Picks and Pans Review: Lbj: the Early Years
updated 02/02/1987 AT 01:00 AM EST
•originally published 02/02/1987 AT 01:00 AM EST
Go ahead and engrave an Emmy with Randy Quaid's name. On his own, Quaid pumps hot, red blood into LBJ and sets his show apart from every other stiff, stodgy and stilted historical TV movie. George Washington, this ain't. Quaid runs, flabby but fast, through the halls of Congress; he slaps the backs of the backslappers; he stuffs booze, cigarettes, bacon, ice cream and milk of magnesia into his mouth in any disgusting order; he meets Bobby Kennedy while zipping down in the bathroom; and he tells Patti LuPone, cast as his bride, Lady Bird: "I'm a po' boy from the country.

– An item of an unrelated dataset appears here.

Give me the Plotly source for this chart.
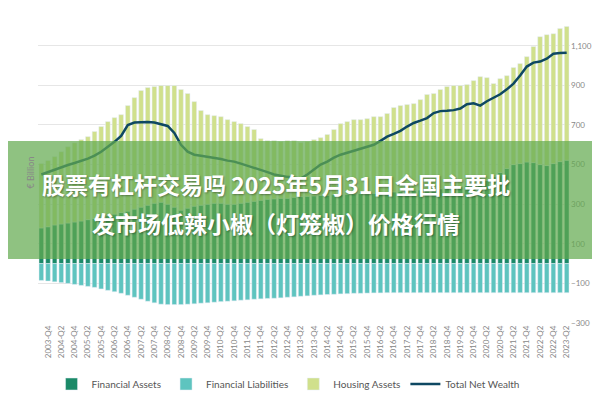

I scratch when I itch." The show has problems: The script sticks Quaid with decomposing clichés: "Honey, I'm goin' places!" Quaid gets plastered with miserable makeup that turns his chin into Frankenstein's neck. And a few of Lyndon's less flattering sides are soft-pedaled: a love affair, his many political controversies and Vietnam (the story stops on Nov. 22, 1963). But those troubles become trifles next to Quaid's delightfully boisterous performance, fine acting from LuPone (who wasn't chosen just for her nose) and the entire cast, plus some stellar direction by Peter Werner. No matter if you hated LBJ the man (page 34), you'll have every reason to love LBJ the movie.